**Exercise details:**
Copy out each line that includes the word "this".

**Input material:**
━━━━━━━━━━━━━━━━━━━━━━━━━━━━━━

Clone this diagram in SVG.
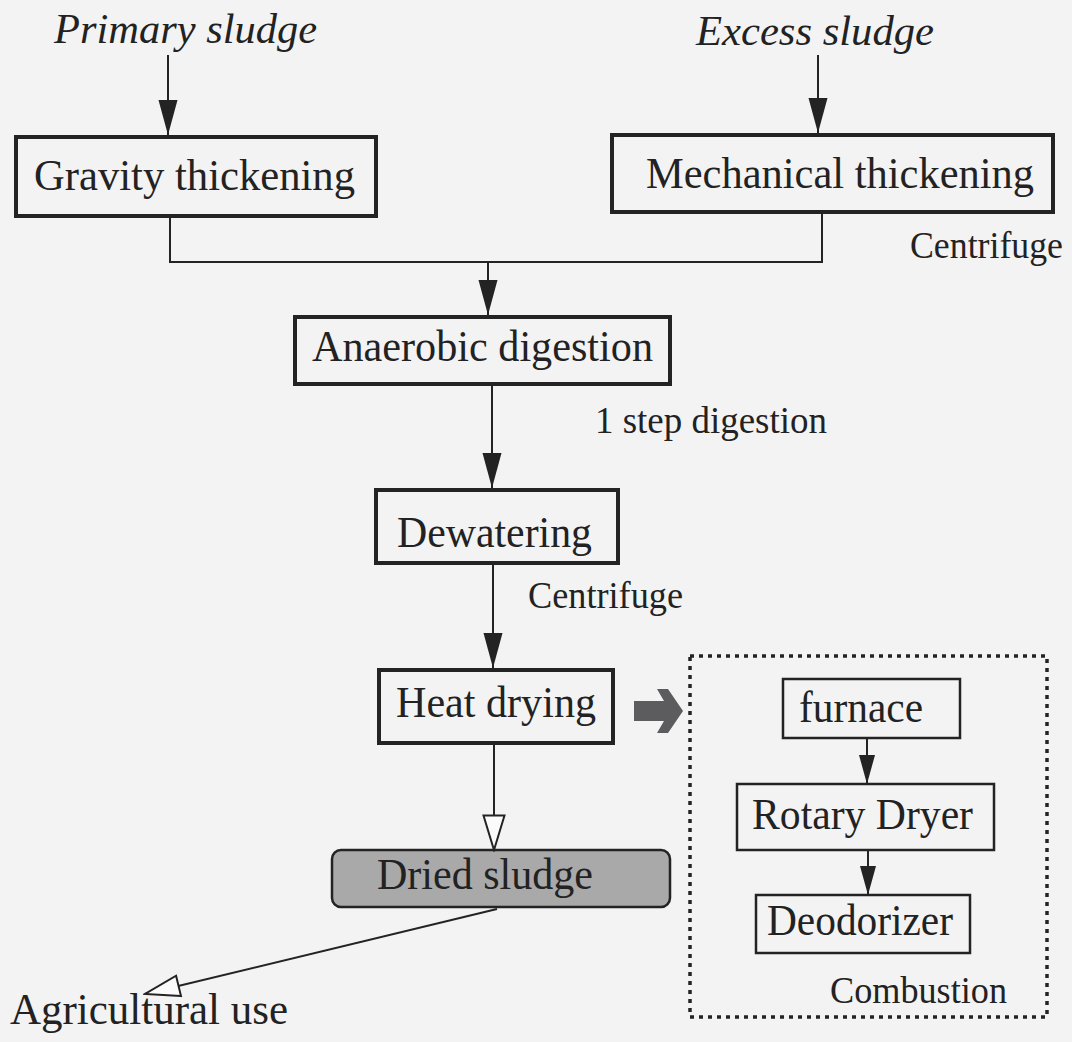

━━━━━━━━━━━━━━━━━━━━━━━━━━━━━━

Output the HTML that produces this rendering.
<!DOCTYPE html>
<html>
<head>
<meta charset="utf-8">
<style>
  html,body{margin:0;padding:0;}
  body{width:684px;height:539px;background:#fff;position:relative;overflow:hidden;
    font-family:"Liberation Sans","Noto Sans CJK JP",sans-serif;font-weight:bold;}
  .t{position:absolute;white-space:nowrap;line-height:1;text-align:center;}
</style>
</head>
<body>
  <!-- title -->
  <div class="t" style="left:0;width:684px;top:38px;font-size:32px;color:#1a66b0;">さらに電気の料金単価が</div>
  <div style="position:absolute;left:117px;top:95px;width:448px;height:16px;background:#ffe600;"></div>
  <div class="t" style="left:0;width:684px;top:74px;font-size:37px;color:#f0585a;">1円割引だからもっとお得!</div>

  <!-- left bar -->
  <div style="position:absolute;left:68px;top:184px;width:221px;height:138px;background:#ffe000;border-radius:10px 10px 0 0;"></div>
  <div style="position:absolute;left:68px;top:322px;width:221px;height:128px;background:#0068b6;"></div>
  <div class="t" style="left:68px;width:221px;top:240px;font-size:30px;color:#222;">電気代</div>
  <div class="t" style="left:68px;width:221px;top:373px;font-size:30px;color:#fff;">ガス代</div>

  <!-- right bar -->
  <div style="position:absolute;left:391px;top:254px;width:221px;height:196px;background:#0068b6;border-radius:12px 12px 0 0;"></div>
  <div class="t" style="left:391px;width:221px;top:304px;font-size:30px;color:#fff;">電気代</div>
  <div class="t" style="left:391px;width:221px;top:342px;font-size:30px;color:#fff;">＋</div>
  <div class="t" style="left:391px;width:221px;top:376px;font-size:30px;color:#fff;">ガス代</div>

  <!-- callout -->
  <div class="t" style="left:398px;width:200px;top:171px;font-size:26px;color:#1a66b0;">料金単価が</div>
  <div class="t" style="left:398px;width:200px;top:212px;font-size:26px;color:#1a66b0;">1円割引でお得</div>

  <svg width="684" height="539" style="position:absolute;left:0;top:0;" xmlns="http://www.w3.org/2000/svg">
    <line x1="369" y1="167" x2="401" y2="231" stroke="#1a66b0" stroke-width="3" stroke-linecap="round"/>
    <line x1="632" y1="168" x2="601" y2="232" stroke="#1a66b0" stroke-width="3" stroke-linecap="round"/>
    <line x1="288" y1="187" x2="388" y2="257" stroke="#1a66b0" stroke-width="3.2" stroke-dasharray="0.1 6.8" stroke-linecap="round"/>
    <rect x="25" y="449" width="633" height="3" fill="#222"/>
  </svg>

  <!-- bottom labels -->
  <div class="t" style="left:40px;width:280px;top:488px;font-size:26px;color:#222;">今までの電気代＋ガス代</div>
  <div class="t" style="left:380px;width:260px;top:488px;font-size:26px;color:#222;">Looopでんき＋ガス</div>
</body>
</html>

━━━━━━━━━━━━━━━━━━━━━━━━━━━━━━

**Worked solution:**
Clone this diagram in SVG.
Output the HTML that produces this rendering.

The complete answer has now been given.